**INSTRUCTIONS TO FOLLOW:** Leave out the pictures and retype only the lines from the opening line to the line that holds "import seaborn as sns", both ends included.

━━━━━━━━━━

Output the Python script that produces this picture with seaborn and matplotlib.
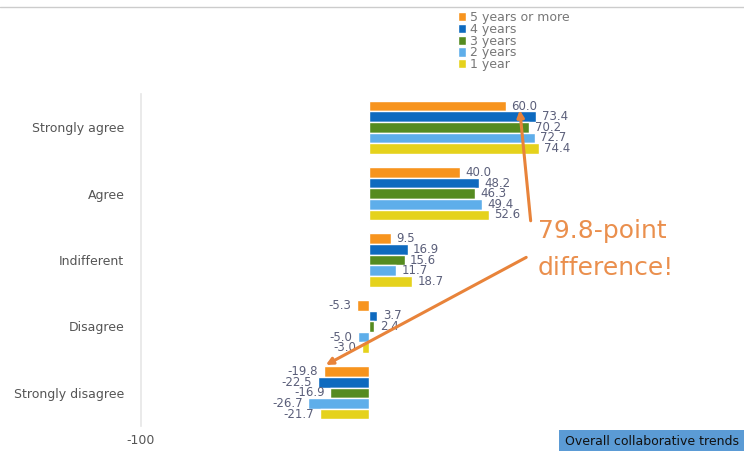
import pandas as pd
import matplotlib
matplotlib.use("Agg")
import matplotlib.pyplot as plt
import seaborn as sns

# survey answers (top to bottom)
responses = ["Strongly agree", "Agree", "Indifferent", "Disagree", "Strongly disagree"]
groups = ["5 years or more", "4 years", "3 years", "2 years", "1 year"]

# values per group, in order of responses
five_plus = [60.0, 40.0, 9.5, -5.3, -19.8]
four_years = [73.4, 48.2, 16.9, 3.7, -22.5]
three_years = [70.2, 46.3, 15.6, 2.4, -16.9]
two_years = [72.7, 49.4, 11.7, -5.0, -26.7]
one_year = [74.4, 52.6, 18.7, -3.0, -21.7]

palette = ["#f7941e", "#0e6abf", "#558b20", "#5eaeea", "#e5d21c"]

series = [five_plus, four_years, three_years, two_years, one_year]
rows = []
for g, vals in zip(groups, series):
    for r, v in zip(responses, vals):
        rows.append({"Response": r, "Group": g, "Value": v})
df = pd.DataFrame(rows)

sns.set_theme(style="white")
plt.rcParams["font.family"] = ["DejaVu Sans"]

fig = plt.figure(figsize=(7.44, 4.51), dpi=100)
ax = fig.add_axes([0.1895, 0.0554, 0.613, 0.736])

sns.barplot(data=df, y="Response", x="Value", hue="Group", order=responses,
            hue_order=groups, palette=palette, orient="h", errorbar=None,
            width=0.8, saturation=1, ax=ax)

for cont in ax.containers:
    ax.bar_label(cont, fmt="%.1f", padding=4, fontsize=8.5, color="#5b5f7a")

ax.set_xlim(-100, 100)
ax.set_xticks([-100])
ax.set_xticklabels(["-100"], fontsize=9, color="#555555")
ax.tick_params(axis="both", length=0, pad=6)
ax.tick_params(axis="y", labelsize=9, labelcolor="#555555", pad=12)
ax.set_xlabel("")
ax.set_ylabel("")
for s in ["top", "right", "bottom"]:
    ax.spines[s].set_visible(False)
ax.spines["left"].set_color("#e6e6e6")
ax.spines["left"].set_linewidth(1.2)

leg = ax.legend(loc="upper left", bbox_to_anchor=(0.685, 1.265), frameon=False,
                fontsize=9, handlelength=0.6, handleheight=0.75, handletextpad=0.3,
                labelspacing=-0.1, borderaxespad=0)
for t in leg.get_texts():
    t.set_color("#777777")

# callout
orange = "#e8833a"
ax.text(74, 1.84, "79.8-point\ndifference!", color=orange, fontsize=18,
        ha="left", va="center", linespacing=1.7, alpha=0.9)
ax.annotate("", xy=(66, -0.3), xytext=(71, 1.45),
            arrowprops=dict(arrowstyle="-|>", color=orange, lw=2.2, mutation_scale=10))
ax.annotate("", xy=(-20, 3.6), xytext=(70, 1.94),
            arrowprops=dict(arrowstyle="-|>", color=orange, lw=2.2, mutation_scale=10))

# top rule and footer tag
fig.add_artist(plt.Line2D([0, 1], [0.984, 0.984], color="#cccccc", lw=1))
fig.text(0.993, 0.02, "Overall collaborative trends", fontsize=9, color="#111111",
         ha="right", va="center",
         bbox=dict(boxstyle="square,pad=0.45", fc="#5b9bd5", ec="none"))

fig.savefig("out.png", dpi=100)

━━━━━━━━━━

**WRITTEN ANSWER:**
Output the Python script that produces this picture with seaborn and matplotlib.
import pandas as pd
import matplotlib
matplotlib.use("Agg")
import matplotlib.pyplot as plt
import seaborn as sns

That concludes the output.